Agent never reaches the goalThe goal step does not return done = True, or max_steps is too small to cross the grid, or epsilon starts near zero so the agent never explores a path in.
Policy stays random-looking after trainingThe update writes to the wrong index (using s2 where s belongs, or vice versa), or epsilon never decays so the greedy policy is never exercised. Print Q for a cell next to the goal; it should be clearly nonzero.
Values explode or go to NaNBootstrapping past the terminal (adding gamma * max(Q[s_next]) at the goal), or gamma at 1.0 with a positive reward in a loop, or alpha too high. Ensure target = r at terminal and lower alpha.

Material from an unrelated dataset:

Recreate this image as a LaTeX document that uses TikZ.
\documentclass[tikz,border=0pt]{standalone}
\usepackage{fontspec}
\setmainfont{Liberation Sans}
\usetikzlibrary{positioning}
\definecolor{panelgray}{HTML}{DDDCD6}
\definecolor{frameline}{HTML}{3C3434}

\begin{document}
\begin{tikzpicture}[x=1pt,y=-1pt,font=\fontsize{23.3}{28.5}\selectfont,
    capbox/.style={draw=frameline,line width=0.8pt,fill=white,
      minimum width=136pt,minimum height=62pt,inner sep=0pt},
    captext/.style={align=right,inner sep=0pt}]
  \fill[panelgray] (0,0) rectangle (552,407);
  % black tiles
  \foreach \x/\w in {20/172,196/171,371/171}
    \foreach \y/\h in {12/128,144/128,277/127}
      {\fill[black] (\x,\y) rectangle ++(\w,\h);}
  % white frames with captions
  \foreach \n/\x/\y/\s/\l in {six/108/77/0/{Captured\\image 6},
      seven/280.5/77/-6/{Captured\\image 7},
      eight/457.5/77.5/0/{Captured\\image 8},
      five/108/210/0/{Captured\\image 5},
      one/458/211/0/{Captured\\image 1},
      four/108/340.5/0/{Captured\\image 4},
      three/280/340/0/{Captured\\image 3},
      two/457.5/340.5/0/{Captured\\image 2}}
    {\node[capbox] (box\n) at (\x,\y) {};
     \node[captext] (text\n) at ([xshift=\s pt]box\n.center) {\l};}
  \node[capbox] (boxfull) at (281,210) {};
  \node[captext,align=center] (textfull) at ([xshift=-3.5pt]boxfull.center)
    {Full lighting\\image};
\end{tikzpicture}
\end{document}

Convergence extremely slowEpsilon decays too slowly so the agent keeps exploring, too few episodes, or the path is long. Raise the episode count or bring the epsilon floor down sooner.

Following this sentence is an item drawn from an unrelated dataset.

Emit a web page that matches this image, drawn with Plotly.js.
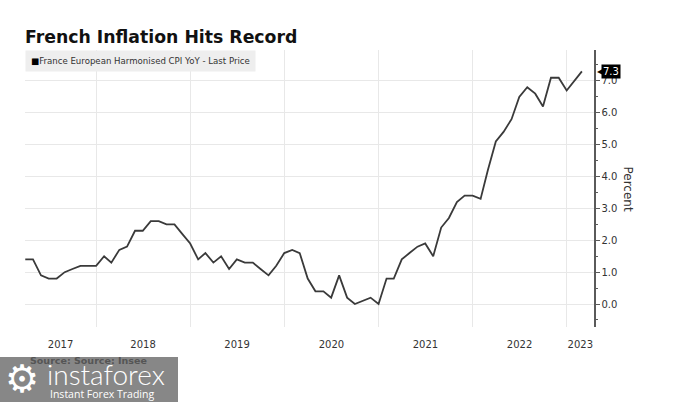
<!DOCTYPE html>
<html>
<head>
<meta charset="utf-8">
<script src="https://cdn.plot.ly/plotly-3.0.1.min.js"></script>
<style>html,body{margin:0;padding:0;background:#fff;}#chart{width:675px;height:402px;}</style>
</head>
<body>
<div id="chart"></div>
<script>
// France European Harmonised CPI YoY, monthly, Mar 2017 - Feb 2023
var startYear = 2017, startMonth = 3;
var values2017 = [1.4, 1.4, 0.9, 0.8, 0.8, 1.0, 1.1, 1.2, 1.2, 1.2];           // Mar-Dec
var values2018 = [1.5, 1.3, 1.7, 1.8, 2.3, 2.3, 2.6, 2.6, 2.5, 2.5, 2.2, 1.9];
var values2019 = [1.4, 1.6, 1.3, 1.5, 1.1, 1.4, 1.3, 1.3, 1.1, 0.9, 1.2, 1.6];
var values2020 = [1.7, 1.6, 0.8, 0.4, 0.4, 0.2, 0.9, 0.2, 0.0, 0.1, 0.2, 0.0];
var values2021 = [0.8, 0.8, 1.4, 1.6, 1.8, 1.9, 1.5, 2.4, 2.7, 3.2, 3.4, 3.4];
var values2022 = [3.3, 4.2, 5.1, 5.4, 5.8, 6.5, 6.8, 6.6, 6.2, 7.1, 7.1, 6.7];
var values2023 = [7.0, 7.3];                                                      // Jan-Feb

var yearLabels = ['2017', '2018', '2019', '2020', '2021', '2022', '2023'];
var seriesName = 'France European Harmonised CPI YoY - Last Price';
var chartTitle = 'French Inflation Hits Record';
var yTitle = 'Percent';
var sourceText = 'Source: Source: Insee';

var xRange = ['2017-03-31', '2023-04-17'];

var values = [].concat(values2017, values2018, values2019, values2020, values2021, values2022, values2023);
var months = [];
for (var i = 0; i < values.length; i++) {
  var mIdx = startMonth - 1 + i;
  var yy = startYear + Math.floor(mIdx / 12);
  var mm = (mIdx % 12) + 1;
  months.push(yy + '-' + (mm < 10 ? '0' + mm : mm));
}
var lastVal = values[values.length - 1];

// year labels centred on the visible part of each year
var r0 = Date.parse(xRange[0]), r1 = Date.parse(xRange[1]);
var tickVals = yearLabels.map(function (y) {
  var a = Math.max(Date.parse(y + '-01-01'), r0);
  var b = Math.min(Date.parse((+y + 1) + '-01-01'), r1);
  return new Date((a + b) / 2).toISOString().slice(0, 10);
});

var font = 'DejaVu Sans, Verdana, sans-serif';

var trace = {
  x: months, y: values, type: 'scatter', mode: 'lines',
  xperiod: 'M1', xperiodalignment: 'end',
  line: {color: '#3a3a3a', width: 1.8},
  name: seriesName, showlegend: false, hoverinfo: 'skip'
};

var layout = {
  width: 675, height: 402,
  margin: {l: 25, r: 81, t: 50, b: 75},
  paper_bgcolor: '#ffffff', plot_bgcolor: '#ffffff',
  showlegend: false,
  title: {
    text: '<b>' + chartTitle + '</b>',
    x: 25 / 675, xanchor: 'left', xref: 'container',
    y: 1 - 37 / 402, yanchor: 'middle', yref: 'container',
    font: {family: font, size: 17.3, color: '#111111'}
  },
  xaxis: {
    type: 'date',
    range: xRange,
    tickmode: 'array', tickvals: tickVals, ticktext: yearLabels,
    showgrid: false,
    minor: {tick0: '2017-01-01', dtick: 'M12', showgrid: true, gridcolor: '#e8e8e8', gridwidth: 1, ticks: ''},
    zeroline: false, showline: false, ticks: '',
    ticklabelstandoff: 10,
    tickfont: {family: font, size: 10, color: '#333333'},
    fixedrange: true
  },
  yaxis: {
    side: 'right',
    range: [-0.72, 7.97],
    tick0: 0, dtick: 1, tickformat: '.1f',
    showgrid: true, gridcolor: '#e8e8e8', gridwidth: 1,
    zeroline: false,
    showline: true, linecolor: '#5a5a5a', linewidth: 1.5,
    ticks: 'outside', ticklen: 4, tickcolor: '#5a5a5a', tickwidth: 1,
    minor: {dtick: 0.5, ticks: 'outside', ticklen: 2, tickcolor: '#5a5a5a', showgrid: false},
    tickfont: {family: font, size: 10, color: '#333333'},
    fixedrange: true
  },
  shapes: [
    {type: 'rect', xref: 'paper', yref: 'paper', layer: 'above',
     x0: -25 / 569, x1: 153 / 569, y0: -30 / 277, y1: -75 / 277,
     fillcolor: 'rgba(125,125,125,0.92)', line: {width: 0}}
  ],
  annotations: [
    {xref: 'paper', yref: 'paper', x: 0, y: 1, xanchor: 'left', yanchor: 'top',
     text: '<span style="color:#000">■</span>' + seriesName, showarrow: false,
     bgcolor: '#eeeeee', borderpad: 5,
     font: {family: font, size: 8.6, color: '#333333'}},
    {xref: 'paper', yref: 'y', x: 1, y: lastVal, xanchor: 'left', yanchor: 'middle',
     xshift: 7, text: lastVal.toFixed(1), showarrow: false,
     bgcolor: '#000000', borderpad: 1,
     font: {family: font, size: 10, color: '#ffffff'}},
    {xref: 'paper', yref: 'y', x: 1, y: lastVal, xanchor: 'left', yanchor: 'middle',
     xshift: 1, text: '◀', showarrow: false,
     font: {family: font, size: 8, color: '#000000'}},
    {xref: 'paper', yref: 'paper', x: 1, y: 0.5, xanchor: 'center', yanchor: 'middle',
     xshift: 34, textangle: 90, text: yTitle, showarrow: false,
     font: {family: font, size: 12, color: '#333333'}},
    {xref: 'paper', yref: 'paper', x: 3 / 569, y: -33 / 277, xanchor: 'left', yanchor: 'middle',
     text: '<b>' + sourceText + '</b>', showarrow: false,
     font: {family: font, size: 9.5, color: '#555555'}},
    {xref: 'paper', yref: 'paper', x: -3 / 569, y: -52 / 277, xanchor: 'center', yanchor: 'middle',
     text: '⚙', showarrow: false,
     font: {family: font, size: 38, color: '#ffffff'}},
    {xref: 'paper', yref: 'paper', x: 20 / 569, y: -47 / 277, xanchor: 'left', yanchor: 'middle',
     text: 'instaforex', showarrow: false,
     font: {family: 'Lato, Open Sans, sans-serif', size: 28, weight: 300, color: '#ffffff'}},
    {xref: 'paper', yref: 'paper', x: 23 / 569, y: -67 / 277, xanchor: 'left', yanchor: 'middle',
     text: 'Instant Forex Trading', showarrow: false,
     font: {family: 'Open Sans, Lato, sans-serif', size: 10.5, color: '#ffffff'}}
  ]
};

Plotly.newPlot('chart', [trace], layout, {displayModeBar: false, staticPlot: true});
</script>
</body>
</html>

Agent oscillates between two cellsNo step cost, so nothing rewards progress, or argmax always breaks ties the same way. Add a small negative step reward and break ties randomly.
Arrows point into walls or off-gridA state-indexing bug in to_state (row and column swapped, or off by one). Print to_state for a few known cells and check against the grid.

Optional extensions

why this build exists L6 gives you the vocabulary of reinforcement learning; B1 puts it in your hands. State, action, reward, and policy stop being words and become a cell index, one of four moves, a number, and an argmax over a table you can print. Exploration versus exploitation is one if-statement you wrote. Temporal credit assignment is value visibly creeping backward from the goal, episode by episode, which is the cleanest answer to how it learns without being told the answer. Q-learning (Watkins, 1989) is the most durable way to feel this, because there is no neural network in the way: a table and one update rule, as valid in 2050 as now. It is also the first build where you write a learning loop by hand, the same forward, observe, update shape that returns at every later training milestone. Done honestly, it dissolves the mysticism: "the agent learned the maze" becomes "argmax over a table of numbers shaped by a feedback rule."